Teach Harder, Learn Poorer: Rethinking Hard Sample Distillation for GNN-to-MLP Knowledge Distillation

TL;DR

This work tackles the challenge of transferring knowledge from powerful GNN teachers to lightweight MLP students by focusing on hard samples. It introduces HGMD, a non-parametric, hardness-aware distillation framework that decouples knowledge hardness from distillation hardness, extracts hardness-aware subgraphs per target node, and applies two schemes—HGMD-weight and HGMD-mixup—to distill subgraph-level knowledge.

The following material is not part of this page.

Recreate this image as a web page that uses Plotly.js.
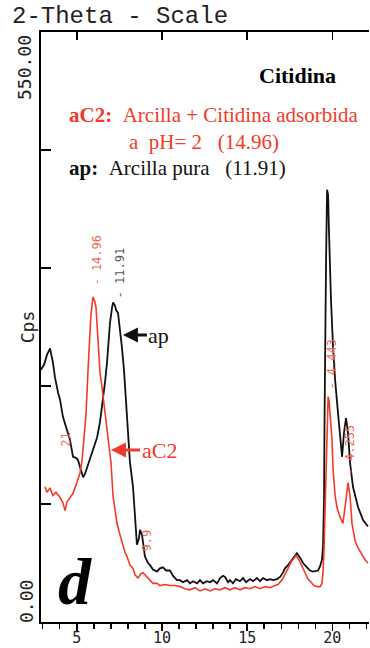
<!DOCTYPE html>
<html><head><meta charset="utf-8">
<script src="https://cdn.plot.ly/plotly-3.0.1.min.js"></script>
<style>html,body{margin:0;padding:0;background:#fff}#chart{width:370px;height:648px}</style>
</head><body><div id="chart"></div>
<script>
// ap: Arcilla pura (black)
const apTheta = [2.90,3.08,3.25,3.43,3.60,3.72,3.90,4.02,4.19,4.43,4.60,4.78,4.95,5.07,5.25,5.37,5.48,5.60,5.78,5.95,6.07,6.19,6.36,6.54,6.66,6.77,6.89,6.95,7.07,7.13,7.24,7.30,7.42,7.54,7.65,7.77,7.83,7.95,8.01,8.12,8.30,8.42,8.53,8.65,8.71,8.83,8.89,9.00,9.18,9.30,9.47,9.71,9.88,10.06,10.24,10.47,10.65,10.88,11.06,11.23,11.47,11.64,11.82,12.06,12.23,12.41,12.64,12.82,13.00,13.23,13.41,13.58,13.70,13.88,13.99,14.17,14.34,14.58,14.76,14.93,15.17,15.34,15.58,15.75,15.93,16.16,16.34,16.52,16.75,16.93,17.10,17.22,17.40,17.63,17.81,17.92,18.10,18.28,18.51,18.69,18.86,19.04,19.16,19.28,19.39,19.45,19.51,19.54,19.57,19.63,19.69,19.75,19.80,19.86,19.92,20.04,20.16,20.33,20.51,20.57,20.68,20.80,20.92,21.04,21.21,21.51,21.80,22.09];
const apCps = [235,240,249,255,242,228,214,207,191,179,170,154,153,151,142,135,138,144,153,160,167,172,186,207,224,241,268,279,293,298,295,291,288,274,256,235,219,193,174,149,126,98,72,78,86,81,74,61,55,53,49,47,50,51,48,48,43,39,39,37,39,36,38,36,39,36,38,37,39,36,41,43,42,37,39,36,40,38,41,37,40,38,41,38,41,39,40,39,40,42,46,50,53,58,62,64,60,55,51,48,47,48,48,52,58,70,114,188,272,337,403,398,365,328,300,256,226,195,163,154,176,190,176,148,126,107,95,89];
// aC2: Arcilla + Citidina adsorbida a pH = 2 (red)
const ac2Theta = [3.13,3.25,3.43,3.60,3.78,4.02,4.19,4.31,4.43,4.60,4.78,5.01,5.19,5.31,5.42,5.54,5.66,5.72,5.83,5.95,6.07,6.13,6.25,6.36,6.48,6.66,6.83,6.95,7.01,7.13,7.24,7.36,7.54,7.65,7.83,7.95,8.12,8.30,8.42,8.59,8.77,8.89,9.12,9.30,9.47,9.71,9.88,10.18,10.47,10.76,11.06,11.35,11.64,11.94,12.23,12.53,12.82,13.11,13.41,13.70,13.99,14.29,14.58,14.87,15.17,15.46,15.75,16.05,16.34,16.63,16.81,17.04,17.22,17.40,17.57,17.75,17.87,18.04,18.22,18.40,18.57,18.75,18.92,19.10,19.28,19.39,19.45,19.51,19.57,19.63,19.69,19.75,19.80,19.86,19.98,20.04,20.16,20.27,20.45,20.62,20.74,20.80,20.92,21.04,21.15,21.33,21.51,21.68,21.92,22.09];
const ac2Cps = [126,121,125,118,121,116,111,104,112,116,120,130,139,151,170,193,235,256,286,303,298,293,256,233,219,195,176,160,148,117,103,92,81,74,65,61,53,50,44,41,45,46,42,39,36,36,34,35,34,34,33,31,30,32,29,31,29,31,30,32,30,32,30,32,31,33,31,33,32,34,35,39,44,50,56,60,62,58,52,45,40,37,34,33,33,36,46,67,104,160,188,210,207,195,170,142,118,107,98,92,104,114,130,117,92,76,69,64,58,55];

const yTickVals = [0,110,220,330,440,550];
const yEndLabels = ['0.00','550.00'];
const xTickVals = [5,10,15,20];

// peak d-spacing labels (text, 2-theta anchor, cps anchor, colour key)
const peakText  = ['- 14.96','- 11.91','- 4.443','- 4.255','9.9','21'];
const peakTheta = [6.19,7.54,19.98,21.04,9.12,4.37];
const peakCps   = [337,325,240,160,76,170];
const peakIsRed = [true,false,true,true,true,true];

const RED = '#f23a2a';
const BLK = '#111111';
const mono = 'DejaVu Sans Mono';
const serif = 'Liberation Serif';
const nb = '\u00a0';

const traces = [
  {x: apTheta, y: apCps, type:'scatter', mode:'lines', line:{color:BLK, width:1.8}, hoverinfo:'skip'},
  {x: ac2Theta, y: ac2Cps, type:'scatter', mode:'lines', line:{color:RED, width:1.6}, hoverinfo:'skip'},
  {x: [], y: [], xaxis:'x2', type:'scatter', mode:'lines', showlegend:false}
];

const annotations = [
  {xref:'paper', yref:'paper', x:-0.0488, y:0.9407, text:yEndLabels[1], textangle:-90, showarrow:false,
   xanchor:'center', yanchor:'middle', font:{family:mono, size:18, color:'#222'}},
  {xref:'paper', yref:'paper', x:-0.0427, y:0.0356, text:yEndLabels[0], textangle:-90, showarrow:false,
   xanchor:'center', yanchor:'middle', font:{family:mono, size:18, color:'#222'}},
  {xref:'paper', yref:'paper', x:0.782, y:0.927, text:'<b>Citidina</b>', showarrow:false,
   xanchor:'center', yanchor:'middle', font:{family:serif, size:22, color:'#000'}},
  {xref:'paper', yref:'paper', x:0.0793, y:0.859, text:'<b>aC2:</b>'+nb+nb+'Arcilla + Citidina adsorbida', showarrow:false,
   xanchor:'left', yanchor:'middle', font:{family:serif, size:21, color:RED}},
  {xref:'paper', yref:'paper', x:0.262, y:0.8136, text:'a'+nb+nb+'pH= 2'+nb+nb+nb+'(14.96)', showarrow:false,
   xanchor:'left', yanchor:'middle', font:{family:serif, size:21, color:RED}},
  {xref:'paper', yref:'paper', x:0.0793, y:0.7695, text:'<b>ap:</b>'+nb+nb+'Arcilla pura'+nb+nb+nb+'(11.91)', showarrow:false,
   xanchor:'left', yanchor:'middle', font:{family:serif, size:21, color:BLK}},
  {xref:'x', yref:'y', x:7.71, y:267.5, text:'ap', showarrow:true, ax:36, ay:0,
   arrowhead:2, arrowsize:1, arrowwidth:3, arrowcolor:BLK, font:{family:serif, size:22, color:BLK}},
  {xref:'x', yref:'y', x:7.01, y:160.3, text:'aC2', showarrow:true, ax:48, ay:0,
   arrowhead:2, arrowsize:1, arrowwidth:3, arrowcolor:RED, font:{family:serif, size:22, color:RED}},
  {xref:'paper', yref:'paper', x:0.105, y:0.0686, text:'<b><i>d</i></b>', showarrow:false,
   xanchor:'center', yanchor:'middle', font:{family:serif, size:66, color:'#000'}}
];
for (let i = 0; i < peakText.length; i++) {
  annotations.push({xref:'x', yref:'y', x:peakTheta[i], y:peakCps[i], text:peakText[i], textangle:-90,
    showarrow:false, xanchor:'center', yanchor:'middle',
    font:{family:mono, size:12, color: peakIsRed[i] ? '#f06a5a' : '#555'}});
}

const layout = {
  width:370, height:648,
  margin:{l:41, r:1, t:32, b:26, pad:0},
  paper_bgcolor:'#fff', plot_bgcolor:'#fff',
  showlegend:false,
  title:{text:'2-Theta - Scale', xref:'container', yref:'container', x:12/370, xanchor:'left',
         y:1-15/648, yanchor:'middle', font:{family:'Liberation Mono', size:24, color:'#222'}},
  xaxis:{range:[2.9,22.15], showgrid:false, zeroline:false, showline:true, mirror:true,
         linecolor:'#000', linewidth:2, ticks:'outside', ticklen:7, tickwidth:1.5, tickcolor:'#000',
         tickmode:'array', tickvals:xTickVals, ticklabelstandoff:-6,
         tickfont:{family:mono, size:15, color:'#222'},
         minor:{dtick:1, tick0:0, ticks:'outside', ticklen:5, tickwidth:1.5, tickcolor:'#000', showgrid:false}},
  xaxis2:{overlaying:'x', matches:'x', side:'top', range:[2.9,22.15], showgrid:false, zeroline:false,
          showline:false, ticks:'inside', ticklen:8, tickwidth:1.5, tickcolor:'#000',
          tickmode:'array', tickvals:xTickVals, showticklabels:false},
  yaxis:{range:[0,550], showgrid:false, zeroline:false, showline:true, linecolor:'#000', linewidth:2,
         ticks:'inside', ticklen:10, tickwidth:1.5, tickcolor:'#000', tickmode:'array', tickvals:yTickVals,
         showticklabels:false,
         title:{text:'Cps', standoff:0, font:{family:mono, size:18, color:'#222'}}},
  annotations: annotations
};

Plotly.newPlot('chart', traces, layout, {staticPlot:true, displayModeBar:false});
</script></body></html>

Empirical results across eight real-world datasets show that HGMD variants consistently outperform strong baselines, with HGMD-mixup achieving notable gains on large-scale graphs like ogbn-arxiv, all without introducing extralearnable parameters. The analysis reveals that prioritizing hard samples via structured subgraphs and mixup provides robust supervision, and that the resulting asymmetric subgraph extraction is a key factor in HGMD’s effectiveness.

Abstract

To bridge the gaps between powerful Graph Neural Networks (GNNs) and lightweight Multi-Layer Perceptron (MLPs), GNN-to-MLP Knowledge Distillation (KD) proposes to distill knowledge from a well-trained teacher GNN into a student MLP. In this paper, we revisit the knowledge samples (nodes) in teacher GNNs from the perspective of hardness, and identify that hard sample distillation may be a major performance bottleneck of existing graph KD algorithms. The GNN-to-MLP KD involves two different types of hardness, one student-free knowledge hardness describing the inherent complexity of GNN knowledge, and the other student-dependent distillation hardness describing the difficulty of teacher-to-student distillation. However, most of the existing work focuses on only one of these aspects or regards them as one thing. This paper proposes a simple yet effective Hardness-aware GNN-to-MLP Distillation (HGMD) framework, which decouples the two hardnesses and estimates them using a non-parametric approach. Finally, two hardness-aware distillation schemes (i.e., HGMD-weight and HGMD-mixup) are further proposed to distill hardness-aware knowledge from teacher GNNs into the corresponding nodes of student MLPs. As non-parametric distillation, HGMD does not involve any additional learnable parameters beyond the student MLPs, but it still outperforms most of the state-of-the-art competitors. HGMD-mixup improves over the vanilla MLPs by 12.95% and outperforms its teacher GNNs by 2.48% averaged over seven real-world datasets.

Figures (5)

• Figure 1: (a) Accuracy rankings of three teacher GNNs (GCN, SAGE, and GAT) and corresponding student MLPs on seven datasets. (b) Accuracy fluctuations of the teacher GCN and student MLP w.r.t temperature coefficient $\tau$ on the Cora dataset. (c) Histogram of the information entropy of GNN knowledge for those samples misclassified by student MLPs on the Cora dataset.
• Figure 2: Classification accuracy of several representative GNN-to-MLP distillation methods for simple samples (bottom 50% hardness) and hard samples (top 50% hardness).
• Figure 3: Illustration of the hardness-aware GNN-to-MLP KD (HGMD) framework, which consists of two main components: (1) hardness-aware subgraph extraction; and (2) two hardness-aware distillation schemes (HGMD-weight and HGMD-mixup).
• Figure 4: Visualizations of three GNN knowledge samples of different hardness levels (Low / Middle / High), where the node and edge colors indicate the hardness of knowledge samples and the sampling probability, and the color bars are on the right.
• Figure 5: (ab) 3D histogram of the sampling probability of neighboring nodes w.r.t their hardness, hardness of the target node, and their cosine similarity to the target on Cora. (c) Training curves for the average entropy of student MLPs and the average size of sampled subgraphs on Cora. (d) Ratio of connected nodes sampled symmetrically and asymmetrically among all edges.